The production of blister copper to date has been dominated by use of Pierce-Smith converters. However these converters are progressively falling further behind environmentally acceptable standards for off-gas emissions. In more recent times, technologies such as those developed by Outokumpu and Mitsubishi have been adapted to the production of blister copper. These not only provide an improvement in environmental performance over the Pierce-Smith converters, but also improve the scale of operation and productivity. Still more recent is the proposal of Edwards et al disclosed in U.S. Pat. No. 5,888,270, issued 30 Mar. 1999.
The proposal of Edwards et al utilises what is referred to as a lance based process. More specifically, the process uses a top-submerged injection lancing furnace in which an injection lance is lowered from above a molten bath to submerge a discharge tip at its lower end for injection within the bath.
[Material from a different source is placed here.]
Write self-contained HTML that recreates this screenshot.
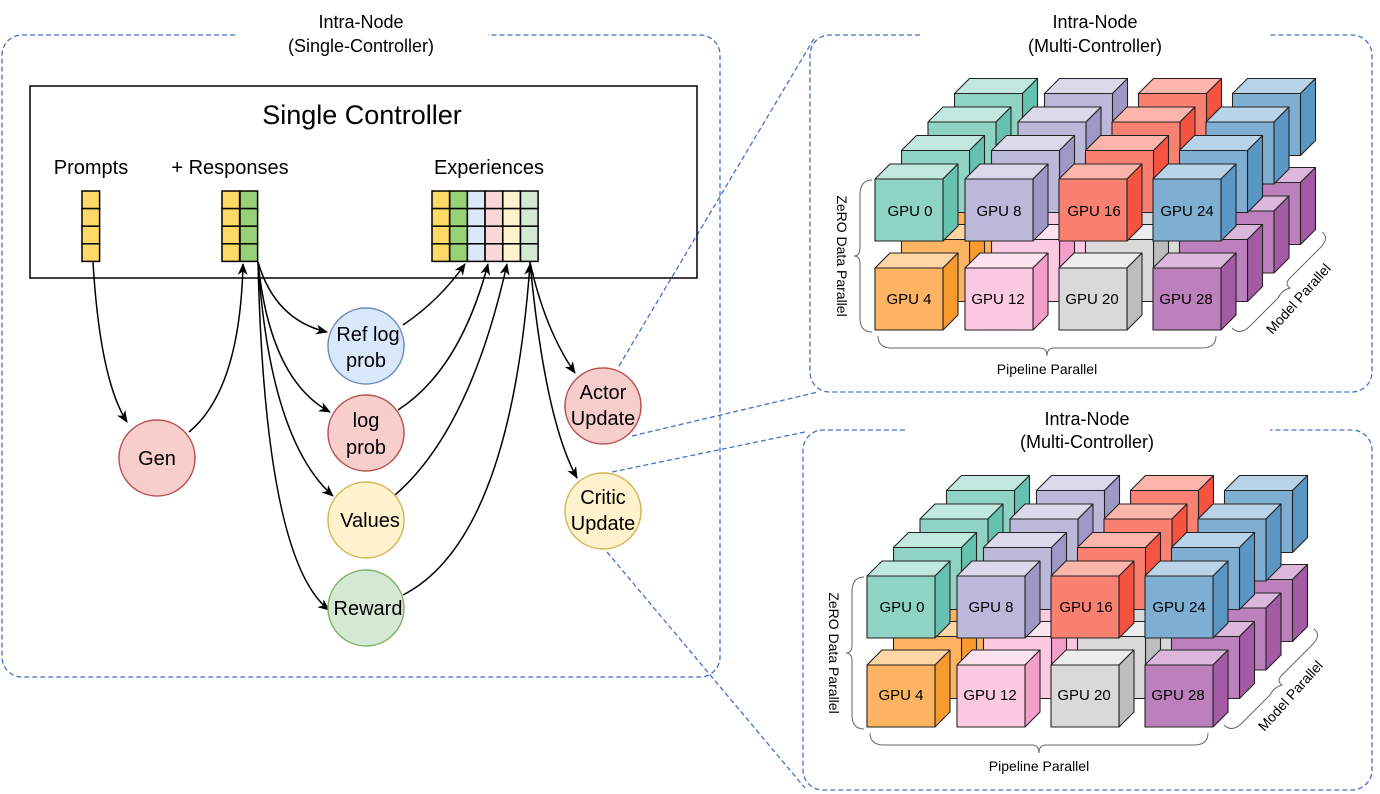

The bath consists of a continuous slag phase, in particular of a calcium ferrite slag, which floats on a continuous molten blister copper phase. Matte and/or concentrate, together with a suitable flux, is added to the slag phase while that phase is agitated by the submerged injection of an oxidizing gas capable of reacting with the matte and/or concentrate to form blister copper. The lance tip is located deep within the slag phase to ensure that a substantial proportion of injected oxidizing gas contacts the blister copper phase.
It is suggested in Edwards et al that contact of oxidizing gas with the blister copper oxidises the blister copper and generates copper oxide which floats to an interface between the slag and blister copper phases. It is further suggested that the copper oxide reacts with matte or concentrate which reaches the interface, or alternatively is dissolved or dispersed in the slag to react with the matte or concentrate. It also is contended that the copper oxide assists desulphurisation of the copper and improves the utilization of oxygen by the sulphur with concomitant reduction of the sulphur content of the blister copper and of copper losses to the slag. However, low sulphur blister copper contents are said to be achieved by injecting oxygen directly into the copper layer, as distinct from merely deeply injecting the oxygen in the slag for contacting the copper layer at its interface with the slag layer.
The present invention also relates to a process for producing blister copper by top-submerged injection. However, the process of the invention is directed to a process which obviates the need for a substantial proportion of an oxidizing gas to make contact with the blister copper phase, or for any need for injection into the copper phase through its interface with the continuous slag phase.